Initializes the shared environment and tools used throughout all experiments.

0. TEST

  • Verifies LLM connectivity and API key configuration
  • Establishes a working baseline before running agent experiments

1. Tools

  • Defines external tools such as Tavily Search
  • Connects tools via the LangChain Tool interface
  • Prepares the Action Layer used by agents

[Gen 1] Prompt-driven Tool-Using Agents (ReAct-based Agents)

Experiments with first-generation agent patterns where the LLM independently performs the Reason → Act → Observe loop.

1. Zero-Shot ReAct

  • The purest form of the ReAct pattern
  • No planning phase; reasoning happens on-the-fly
  • The LLM owns the entire workflow decision process

2. Conversational ReAct

  • ReAct augmented with conversation history (memory)
  • Observes behavioral changes when context is accumulated
  • Transition from stateless to context-aware reasoning

3. Search-augmented ReAct (Self-Ask with Search)

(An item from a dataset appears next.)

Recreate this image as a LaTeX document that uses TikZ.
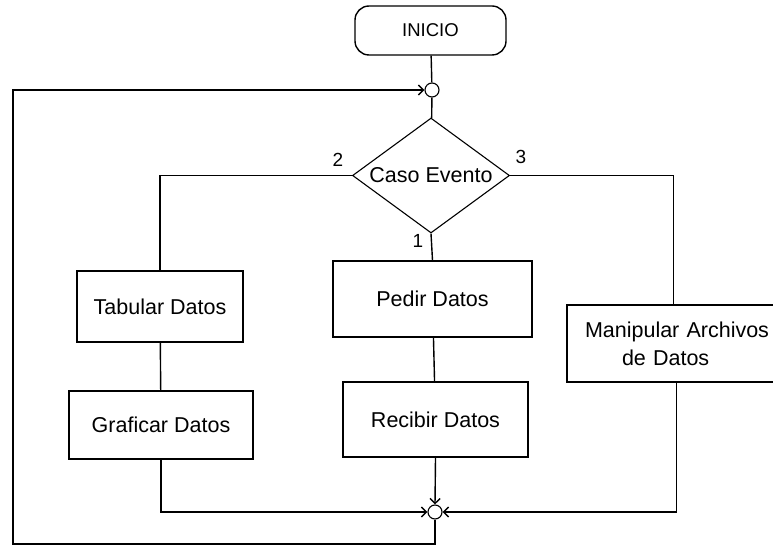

  • Breaks problems into sub-questions (Self-Ask strategy)
  • Integrates external search tools for information retrieval tasks

4. ReAct Docstore

  • Performs QA against a provided document store
  • Demonstrates that even with retrieval, control still resides in the LLM

[Gen 2] LLM Orchestrated Systems (Post-ReAct Agents)

Moves beyond LLM-driven control toward system-designed execution, where the workflow is defined externally and the LLM acts as a component.

1. Plan-Then-Execute (Two-Phase Execution Architecture)

  • Separates planning and execution into distinct phases
  • Introduces structural determinism absent in ReAct

2. State Machine (FSM-based Orchestration)

  • Defines explicit states and transitions
  • Treats the agent as part of a controlled workflow rather than a free-form conversation

3. Graph Execution (DAG Workflow Engine)

  • Introduces DAG-based execution modeling
  • Enables non-linear workflows and reusable nodes

4. DAG-Orchestrated Stateful Execution (FSM + Graph)

  • Combines FSM state control with DAG execution
  • Approximates real-world orchestration architectures

5. Role-Specialized Multi-Agent System

  • Splits responsibilities across Planner / Researcher / Builder / Critic / Supervisor roles
  • Implements a collaborative multi-agent system

6. Deterministic Guardrail

  • Adds validation and guardrail mechanisms
  • Ensures outputs are controlled at the system level rather than blindly trusting LLM responses

Summary

Gen1: LLM-driven systems where the model decides what to do and when to do it.

Gen2: System-driven orchestration where the workflow is engineered and the LLM plays a bounded role.

This lab demonstrates that building LLM agents is no longer just prompt engineering ---
it is fundamentally a software architecture problem.